Pasqal travaille sur sa prochaine machine dénommée « Orion Beta » qui doit voir le jour avant la fin de l’année. Elle sera dotée de 1 000 qubits et supportera environ 5 millions d’opérations de portes quantiques. Les machines « Orion Beta » pourront être commandées pour des installations « on-premises » fin 2024/début 2025. Parallèlement, Pasqal devrait terminer en 2025 le successeur dénommé « Orion Gamma » qui proposera des portes « ultra haute-fidélité » et supportera jusqu’à 10 millions d’opérations. Enfin, Pasqal vise les 10 000 qubits à l’horizon 2028 avec une nouvelle architecture évolutive à qubits logiques grâce à un nouveau processeur quantique dénommé Vela. Avec cette machine, Pasqal espère améliorer les taux de répétition par 3 et prendre en charge jusqu’à 40 millions de « gate operations ».

La roadmap de Pasqal ne s’arrête cependant pas là. Les chercheurs de la Deeptech imaginent déjà pour 2027 un processeur Pegasus, toujours doté de 10 000 qubits, mais offrant une profondeur algorithmique bien supérieure allant jusqu’à 200 millions d’opérations.

Au-delà, Pasqal entrevoit un nouveau processeur quantique dénommé Centaurus, leur premier QPU à tolérance de panne intégrée (donc de génération FTQC, Fault Tolerant Quantum Computing) offrant cette fois 128 qubits logiques (fruits de la combinaison de milliers de qubits physiques) et 200 millions d’opérations de portes quantiques.

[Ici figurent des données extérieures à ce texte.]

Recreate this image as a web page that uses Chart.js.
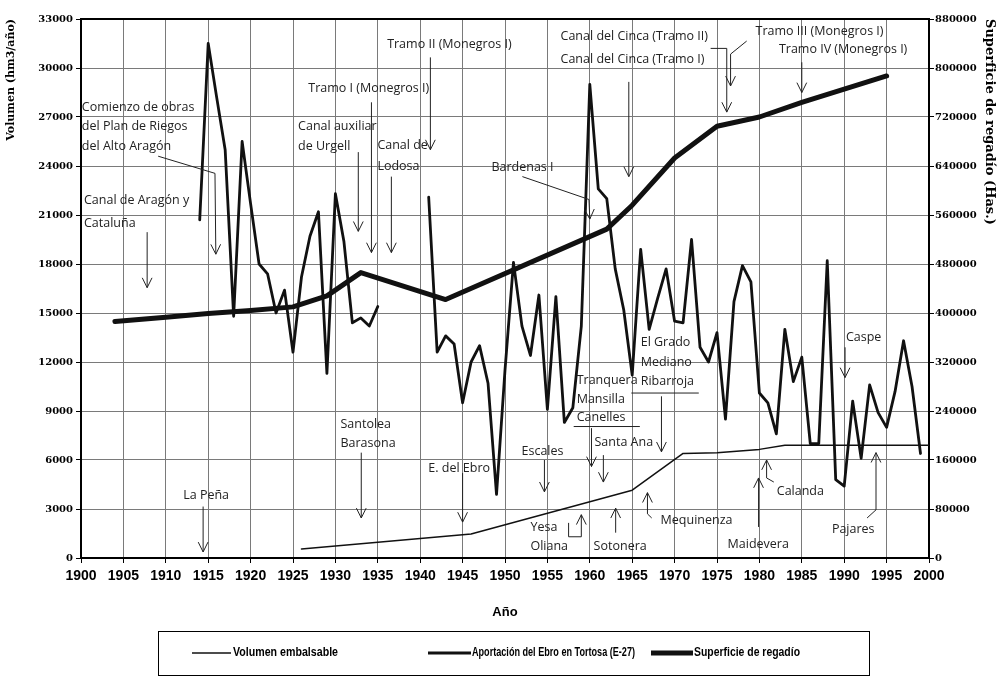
<!DOCTYPE html>
<html lang="es">
<head>
<meta charset="UTF-8">
<title>Volumen embalsable, aportación del Ebro y superficie de regadío</title>
<script src="https://cdn.jsdelivr.net/npm/chart.js"></script>
<style>
    html, body { margin: 0; padding: 0; background: #fff; }
    #grafico { display: block; }
</style>
</head>
<body>
<canvas id="grafico" width="997" height="679"></canvas>
<script>
// Aportación anual del Ebro en Tortosa (hm3/año), null = sin datos (1936-1940)
const aniosAportacion = [
    1914, 1915, 1916, 1917, 1918, 1919, 1920, 1921, 1922, 1923, 1924, 1925, 1926, 1927, 1928, 1929,
    1930, 1931, 1932, 1933, 1934, 1935, 1936, 1937, 1938, 1939, 1940, 1941, 1942, 1943, 1944, 1945,
    1946, 1947, 1948, 1949, 1950, 1951, 1952, 1953, 1954, 1955, 1956, 1957, 1958, 1959, 1960, 1961,
    1962, 1963, 1964, 1965, 1966, 1967, 1968, 1969, 1970, 1971, 1972, 1973, 1974, 1975, 1976, 1977,
    1978, 1979, 1980, 1981, 1982, 1983, 1984, 1985, 1986, 1987, 1988, 1989, 1990, 1991, 1992, 1993,
    1994, 1995, 1996, 1997, 1998, 1999
];
const aportacion = [
    20700, 31500, 28200, 25000, 14800, 25500, 21700, 18000, 17400, 15000, 16400, 12600, 17200, 19700, 21200, 11300,
    22300, 19400, 14400, 14700, 14200, 15400, null, null, null, null, null, 22100, 12600, 13600, 13100, 9500,
    12000, 13000, 10700, 3900, 11500, 18100, 14200, 12400, 16100, 9100, 16000, 8300, 9200, 14200, 29000, 22600,
    22000, 17700, 15200, 11200, 18900, 14000, 15900, 17700, 14500, 14400, 19500, 12900, 12000, 13800, 8500, 15700,
    17900, 16900, 10100, 9500, 7600, 14000, 10800, 12300, 7000, 7000, 18200, 4800, 4400, 9600, 6100, 10600,
    8900, 8000, 10200, 13300, 10500, 6400
];

// Volumen embalsable (hm3)
const aniosVolumen = [1926, 1946, 1965, 1971, 1975, 1980, 1983, 2000];
const volumen = [550, 1470, 4150, 6400, 6450, 6650, 6900, 6900];

// Superficie de regadío (Has.)
const aniosSuperficie = [1904, 1910, 1915, 1920, 1925, 1929, 1933, 1943, 1962, 1965, 1970, 1975, 1980, 1985, 1995];
const superficie = [386000, 393000, 399000, 404000, 410000, 428000, 466000, 422000, 537000, 576000, 653000, 705000, 720000, 744000, 787000];

// textos de las obras: [texto, año, hm3]
const notasTexto = [
    ['Comienzo de obras', 1900.1, 27600],
    ['del Plan de Riegos', 1900.1, 26400],
    ['del Alto Aragón', 1900.1, 25200],
    ['Canal de Aragón y', 1900.35, 21900],
    ['Cataluña', 1900.35, 20500],
    ['Canal auxiliar', 1925.6, 26450],
    ['de Urgell', 1925.6, 25200],
    ['Tramo I (Monegros I)', 1926.8, 28750],
    ['Canal de', 1934.95, 25250],
    ['Lodosa', 1934.95, 24000],
    ['Tramo II (Monegros I)', 1936.1, 31450],
    ['Bardenas I', 1948.4, 23900],
    ['Canal del Cinca (Tramo II)', 1956.55, 31950],
    ['Canal del Cinca (Tramo I)', 1956.55, 30550],
    ['Tramo III (Monegros I)', 1979.55, 32250],
    ['Tramo IV (Monegros I)', 1982.3, 31150],
    ['La Peña', 1912.05, 3850],
    ['Santolea', 1930.6, 8150],
    ['Barasona', 1930.6, 7000],
    ['E. del Ebro', 1940.95, 5500],
    ['Escales', 1951.95, 6550],
    ['Tranquera', 1958.45, 10900],
    ['Mansilla', 1958.45, 9700],
    ['Canelles', 1958.45, 8600],
    ['Santa Ana', 1960.55, 7100],
    ['El Grado', 1966.0, 13200],
    ['Mediano', 1966.0, 11950],
    ['Ribarroja', 1966.0, 10800],
    ['Yesa', 1953.0, 1900],
    ['Oliana', 1953.0, 680],
    ['Sotonera', 1960.45, 680],
    ['Mequinenza', 1968.35, 2270],
    ['Maidevera', 1976.25, 800],
    ['Calanda', 1982.05, 4050],
    ['Caspe', 1990.2, 13500],
    ['Pajares', 1988.55, 1720]
];

// flechas y subrayados: puntos [año, hm3]; punta = dibujar flecha en el último punto
const notasFlechas = [
    { punta: true, puntos: [[1909.1, 24600], [1915.8, 23550], [1915.9, 18600]] },
    { punta: true, puntos: [[1907.8, 19950], [1907.8, 16550]] },
    { punta: true, puntos: [[1932.7, 24850], [1932.7, 20000]] },
    { punta: true, puntos: [[1934.25, 27900], [1934.25, 18700]] },
    { punta: true, puntos: [[1936.6, 23350], [1936.6, 18700]] },
    { punta: true, puntos: [[1941.2, 30650], [1941.2, 25000]] },
    { punta: true, puntos: [[1952.05, 23350], [1959.9, 21950], [1960.0, 20750]] },
    { punta: true, puntos: [[1964.6, 29150], [1964.6, 23350]] },
    { punta: true, puntos: [[1974.25, 31200], [1976.15, 31200], [1976.15, 27300]] },
    { punta: true, puntos: [[1978.5, 31650], [1976.6, 30850], [1976.6, 28900]] },
    { punta: true, puntos: [[1985.0, 30350], [1985.0, 28500]] },
    { punta: true, puntos: [[1914.4, 3150], [1914.4, 370]] },
    { punta: true, puntos: [[1933.05, 6450], [1933.05, 2450]] },
    { punta: true, puntos: [[1945.0, 5200], [1945.0, 2200]] },
    { punta: true, puntos: [[1954.65, 6000], [1954.65, 4050]] },
    { punta: false, puntos: [[1958.1, 8050], [1965.9, 8050]] },
    { punta: true, puntos: [[1960.2, 7950], [1960.2, 5600]] },
    { punta: true, puntos: [[1961.6, 6300], [1961.6, 4650]] },
    { punta: false, puntos: [[1964.9, 10100], [1972.85, 10100]] },
    { punta: true, puntos: [[1968.45, 9900], [1968.45, 6500]] },
    { punta: true, puntos: [[1957.5, 2150], [1957.5, 1300], [1959.0, 1300], [1959.0, 2650]] },
    { punta: true, puntos: [[1963.05, 1550], [1963.05, 3050]] },
    { punta: true, puntos: [[1967.3, 2450], [1966.8, 2700], [1966.8, 4000]] },
    { punta: true, puntos: [[1979.9, 1900], [1979.9, 4900]] },
    { punta: true, puntos: [[1981.7, 4650], [1980.85, 4900], [1980.85, 6000]] },
    { punta: true, puntos: [[1990.1, 12900], [1990.1, 11050]] },
    { punta: true, puntos: [[1992.7, 2450], [1993.75, 2950], [1993.75, 6450]] }
];

const aXY = (xs, ys) => xs.map((x, i) => ({ x: x, y: ys[i] }));

const fuenteNota = "12.5px 'Open Sans', 'DejaVu Sans', sans-serif";
const fuenteEjes = { family: "'DejaVu Serif', serif", size: 10, weight: 'bold' };
const fuenteEstrecha = "'Liberation Sans Narrow', 'Arial Narrow', 'Liberation Sans', sans-serif";

// marco superior del área de trazado
const marco = {
    id: 'marco',
    afterDatasetsDraw(chart) {
        const { ctx, chartArea } = chart;
        ctx.save();
        ctx.strokeStyle = '#000';
        ctx.lineWidth = 2;
        ctx.beginPath();
        ctx.moveTo(chartArea.left - 1, chartArea.top);
        ctx.lineTo(chartArea.right + 1, chartArea.top);
        ctx.stroke();
        ctx.restore();
    }
};

// textos y flechas de las obras
const notas = {
    id: 'notas',
    afterDatasetsDraw(chart) {
        const { ctx } = chart;
        const sx = chart.scales.x, sy = chart.scales.y;
        ctx.save();
        ctx.fillStyle = '#222';
        ctx.font = fuenteNota;
        ctx.textAlign = 'left';
        ctx.textBaseline = 'middle';
        notasTexto.forEach(([t, a, v]) => {
            ctx.fillText(t, sx.getPixelForValue(a), sy.getPixelForValue(v));
        });
        ctx.strokeStyle = '#222';
        ctx.lineWidth = 1;
        notasFlechas.forEach(f => {
            const p = f.puntos.map(([a, v]) => [sx.getPixelForValue(a), sy.getPixelForValue(v)]);
            ctx.beginPath();
            ctx.moveTo(p[0][0], p[0][1]);
            for (let i = 1; i < p.length; i++) ctx.lineTo(p[i][0], p[i][1]);
            ctx.stroke();
            if (f.punta) {
                const [x1, y1] = p[p.length - 2];
                const [x2, y2] = p[p.length - 1];
                const ang = Math.atan2(y2 - y1, x2 - x1);
                const largo = 11, abre = 0.46;
                ctx.beginPath();
                ctx.moveTo(x2 - largo * Math.cos(ang - abre), y2 - largo * Math.sin(ang - abre));
                ctx.lineTo(x2, y2);
                ctx.lineTo(x2 - largo * Math.cos(ang + abre), y2 - largo * Math.sin(ang + abre));
                ctx.stroke();
            }
        });
        ctx.restore();
    }
};

// leyenda en recuadro bajo el eje X
const leyenda = {
    id: 'leyenda',
    afterDraw(chart) {
        const { ctx } = chart;
        const items = [
            { x: 192, largo: 39, texto: 233, ancho: 105 },
            { x: 428, largo: 43, texto: 472, ancho: 163 },
            { x: 651, largo: 42, texto: 694, ancho: 106 }
        ];
        const y = 653;
        ctx.save();
        ctx.strokeStyle = '#000';
        ctx.lineWidth = 1;
        ctx.strokeRect(158.5, 631.5, 711, 44);
        ctx.font = 'bold 12.5px ' + fuenteEstrecha;
        ctx.fillStyle = '#000';
        ctx.textBaseline = 'middle';
        ctx.textAlign = 'left';
        chart.data.datasets.forEach((ds, i) => {
            const it = items[i];
            ctx.lineWidth = ds.borderWidth;
            ctx.strokeStyle = ds.borderColor;
            ctx.beginPath();
            ctx.moveTo(it.x, y);
            ctx.lineTo(it.x + it.largo, y);
            ctx.stroke();
            ctx.fillText(ds.label, it.texto, y, it.ancho);
        });
        ctx.restore();
    }
};

const ctx = document.getElementById('grafico').getContext('2d');
new Chart(ctx, {
    type: 'line',
    data: {
        datasets: [
            {
                label: 'Volumen embalsable',
                data: aXY(aniosVolumen, volumen),
                borderColor: '#111',
                borderWidth: 1.5,
                yAxisID: 'y'
            },
            {
                label: 'Aportación del Ebro en Tortosa (E-27)',
                data: aXY(aniosAportacion, aportacion),
                borderColor: '#111',
                borderWidth: 2.8,
                spanGaps: false,
                yAxisID: 'y'
            },
            {
                label: 'Superficie de regadío',
                data: aXY(aniosSuperficie, superficie),
                borderColor: '#111',
                borderWidth: 5,
                yAxisID: 'y1'
            }
        ]
    },
    options: {
        responsive: false,
        animation: false,
        devicePixelRatio: 1,
        layout: { padding: { top: 19, left: 0, right: 0, bottom: 54 } },
        elements: {
            point: { radius: 0 },
            line: { tension: 0, borderJoinStyle: 'round', borderCapStyle: 'round' }
        },
        plugins: {
            legend: { display: false },
            tooltip: { enabled: false }
        },
        scales: {
            x: {
                type: 'linear',
                min: 1900,
                max: 2000,
                afterFit: s => { s.height = 67; },
                ticks: {
                    stepSize: 5,
                    autoSkip: false,
                    maxRotation: 0,
                    padding: 5,
                    color: '#000',
                    font: { family: fuenteEstrecha, size: 14, weight: 'bold' },
                    callback: v => String(v)
                },
                grid: { color: '#7a7a7a', tickColor: '#000', tickLength: 5 },
                border: { color: '#000', width: 2 },
                title: {
                    display: true,
                    text: 'Año',
                    color: '#000',
                    font: { family: "'Liberation Sans', Arial, sans-serif", size: 13, weight: 'bold' },
                    padding: { top: 0, bottom: 5 }
                }
            },
            y: {
                position: 'left',
                min: 0,
                max: 33000,
                afterFit: s => { s.width = 81; },
                ticks: {
                    stepSize: 3000,
                    padding: 3,
                    color: '#000',
                    font: fuenteEjes,
                    callback: v => String(v)
                },
                grid: { color: '#7a7a7a', tickColor: '#000', tickLength: 5 },
                border: { color: '#000', width: 2 },
                title: {
                    display: true,
                    text: 'Volumen (hm3/año)',
                    align: 'end',
                    color: '#000',
                    font: { family: "'DejaVu Serif', serif", size: 11, weight: 'bold' },
                    padding: { top: 5, bottom: 0 }
                }
            },
            y1: {
                position: 'right',
                min: 0,
                max: 880000,
                afterFit: s => { s.width = 68; },
                ticks: {
                    stepSize: 80000,
                    padding: 1,
                    color: '#000',
                    font: fuenteEjes,
                    callback: v => String(v)
                },
                grid: { drawOnChartArea: false, tickColor: '#000', tickLength: 5 },
                border: { color: '#000', width: 2 },
                title: {
                    display: true,
                    text: 'Superficie de regadío (Has.)',
                    align: 'end',
                    color: '#000',
                    font: { family: "'DejaVu Serif', serif", size: 13, weight: 'bold' },
                    padding: { top: 0, bottom: 0 }
                }
            }
        }
    },
    plugins: [marco, notas, leyenda]
});
</script>
</body>
</html>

Du logiciel s’appuyant sur les réseaux de tenseurs

L’approche de Muliverse computing est logicielle. À la différence des fabricants de hardware, Multiverse s’appuie sur le formalisme mathématique des réseaux de tenseurs utilisés depuis plusieurs années par les physiciens qui travaillent sur la matière condensée. Les réseaux de tenseurs permettent de capturer l’essentiel de l’information d’un système quantique en matière de superposition ou d’intrication sur des ordinateurs traditionnels. Ils reviennent aujourd’hui très à la mode, car ils permettent de pousser les limites de l’informatique traditionnelle. L’entreprise fête aujourd’hui ses 5 ans avec 150 projets et 50 clients.

Certains sont des projets pilotes et d’autres sont en production. L’entreprise a également développé 2 librairies accessibles à tous, pour des travaux sur le machine learning et l’optimisation dans le HPC. L’une des nouveautés de l’entreprise se nomme Singularity. Il s’agit d’une technologie qui compresse sensiblement les LLMs au travers des réseaux de tenseurs.

Michel Kurek, CEO France de cette entreprise d’origine espagnole, précise : « nous avons noué un partenariat avec Pasqal et IBM et en utilisant la technologie supraconductrice d’IBM, nous donnons accès à plus de 120 qbits ». Singularity permet d’adresser les questions autour du deep learning, du machine learning et de l’optimisation des modèles d’IA.

On le voit : l’année qui se termine a été plutôt fructueuse et tous les acteurs fondent de grands espoirs pour les années à venir. Souhaitons qu’ils ne se trompent pas.